The second movement is an affecting Romance: as with
the Elegia of the First Trio, the performers’ collective
heart is not too overtly worn on sleeve – after all, it’s marked
andante, not adagio, and the performance moves
at the right pace. By contrast the Borodin Trio are just a little
too languid. The scherzo third movement is light and
airy in both performances.
The finale consists of a theme and variations – it’s not the
equal of the second movement of Tchaikovsky’s Piano Trio,
nor anything like as long or intense, but presumably consciously
modelled on it. Once again, it receives an emotionally telling,
though not over-passionate performance – Arensky varies the
sentiment with lighter passages – on the Tudor recording. In
the closing bars the Rachmaninov Trio convey the sense that
all passion is spent and the rest is silence. There isn’t a
great deal to choose between the two performances here, except
that the Borodin Trio are apt to squeeze a drop or two more
sentiment or portentousness out of the more emotional passages.

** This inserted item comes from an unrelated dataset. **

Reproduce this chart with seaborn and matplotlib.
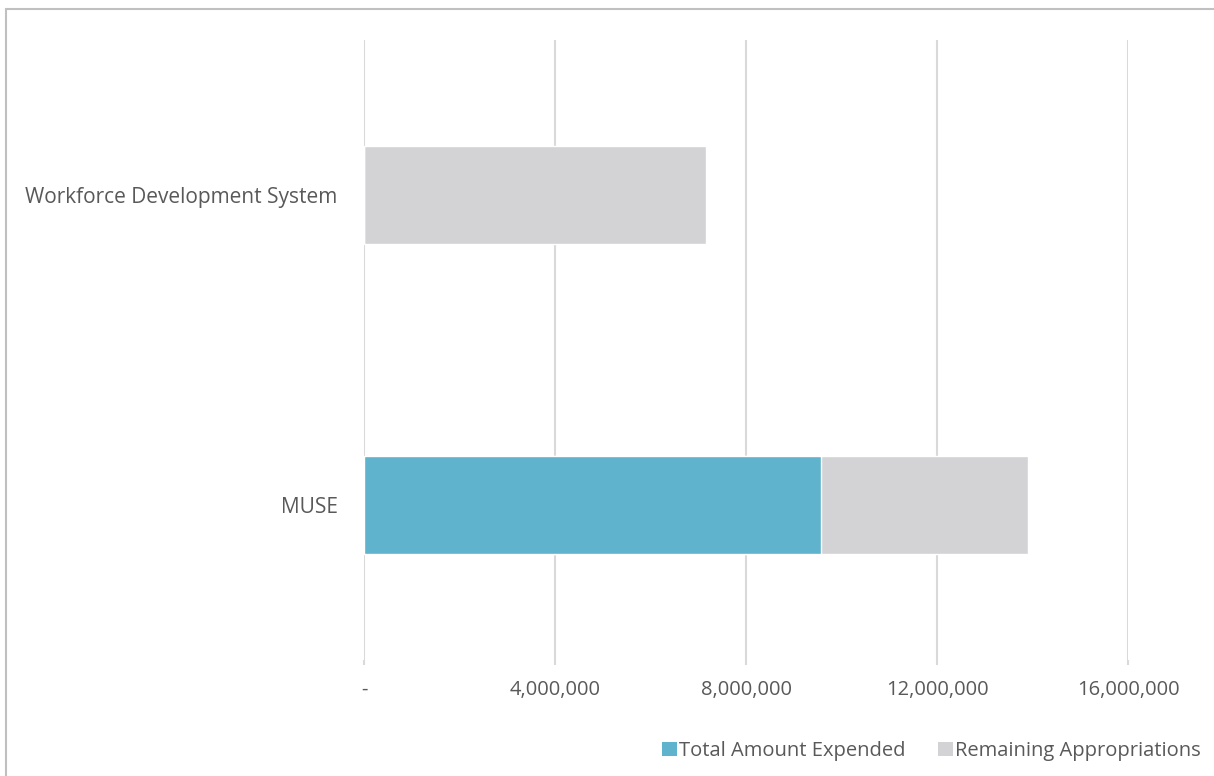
import matplotlib
matplotlib.use("Agg")
import matplotlib.pyplot as plt
import seaborn as sns
import pandas as pd
from matplotlib.patches import Patch
from matplotlib.lines import Line2D
from matplotlib.ticker import FuncFormatter

categories = ["Workforce Development System", "MUSE"]
expended = [0, 9570000]
remaining = [7160000, 4330000]
x_ticks = [0, 4000000, 8000000, 12000000, 16000000]
series_names = ["Total Amount Expended", "Remaining Appropriations"]

sns.set_theme(style="white")
plt.rcParams['font.family'] = ['Open Sans', 'DejaVu Sans']

BLUE = "#5fb3cc"
GRAY = "#d3d3d5"
TXT = "#595959"
GRID = "#d9d9d9"

df = pd.DataFrame({"cat": categories, "exp": expended,
                   "total": [e + r for e, r in zip(expended, remaining)]})

fig = plt.figure(figsize=(12.14, 7.76), dpi=100)
ax = fig.add_axes([364/1214, 1-660/776, (1128-364)/1214, (660-40)/776])

sns.barplot(data=df, y="cat", x="total", color=GRAY, width=0.313, ax=ax,
            saturation=1, orient="h", order=categories)
sns.barplot(data=df, y="cat", x="exp", color=BLUE, width=0.313, ax=ax,
            saturation=1, orient="h", order=categories)

ax.set_xlim(0, 16000000)
ax.set_ylim(1.5, -0.5)
ax.set_xticks(x_ticks)
ax.xaxis.set_major_formatter(FuncFormatter(lambda v, p: "-" if v == 0 else f"{int(v):,}"))
ax.grid(axis="x", color=GRID, linewidth=1.5)
ax.set_axisbelow(True)
for s in ax.spines.values():
    s.set_visible(False)
ax.set_xlabel("")
ax.set_ylabel("")
ax.tick_params(axis="x", colors=GRID, labelcolor=TXT, labelsize=14.5, length=3.6,
               width=1.5, direction="out", pad=10.5, bottom=True)
ax.tick_params(axis="y", colors=TXT, labelsize=15, length=0, pad=19)
for t in ax.get_xticklabels() + ax.get_yticklabels():
    t.set_color(TXT)

handles = [Patch(facecolor=BLUE, edgecolor="none", label=series_names[0]),
           Patch(facecolor=GRAY, edgecolor="none", label=series_names[1])]
leg = fig.legend(handles=handles, loc="center", bbox_to_anchor=(931.5/1214, 1-751/776),
                 ncol=2, frameon=False, fontsize=14.5, handlelength=0.75, handleheight=0.75,
                 handletextpad=0.1, columnspacing=1.6, labelcolor=TXT,
                 borderpad=0, borderaxespad=0)

# outer chart border (left and top visible)
fig.add_artist(Line2D([6/1214, 6/1214], [0, 1-9/776], transform=fig.transFigure,
                      color="#c0c0c0", linewidth=1.5))
fig.add_artist(Line2D([6/1214, 1], [1-9/776, 1-9/776], transform=fig.transFigure,
                      color="#c0c0c0", linewidth=1.5))

fig.savefig("out.png", dpi=100, facecolor="white")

I don’t wish to convey the impression that the Borodin Trio
performance of the Second Trio is poor – until I heard
the new recording, I had no quarrel with it – but I did find
that the new version has raised the work in my esteem, not greatly,
but significantly.
Theclassicalshop.net offers the Chandos booklet with the Borodin
Trio download. There’s none with the Tudor, but that Chandos
booklet is available to all comers, so the notes on the music
are equally applicable to the Rachmaninov Trio recording – except
that their performance of the Second is not more expansive than
that of the First Trio, as the booklet states. Without a score
I can’t be sure, but I suspect that’s because the Rachmaninov
Trio omit a repeat or two in the outer movements – no great
hardship if that is the case.
The Borodin Trio versions come as mp3 and lossless downloads
from Chandos’s own theclassicalshop.net, as well as on CD. It’s
a little unfair to be comparing the Chandos in lossless sound
with the Tudor in mp3, especially when the bit-rates of the
eMusic download range from an acceptable 224 kb/s to the maximum
320 kb/s. As yet there is no available download in lossless
sound – wait for Passionato.com to provide that in due course
– but I had no complaints about the eMusic mp3. At £3.36 – even
less to long-term subscribers still on the old 50-track for
£11.99 rate – it’s less than half the price of the classicsonline
version, though all the tracks on the latter are at the full
320kb/s. The quality of the eMusic download suggests that the
CD will sound very good, though it doesn’t appear that it will
be available in SACD, as many recent Tudor releases have been.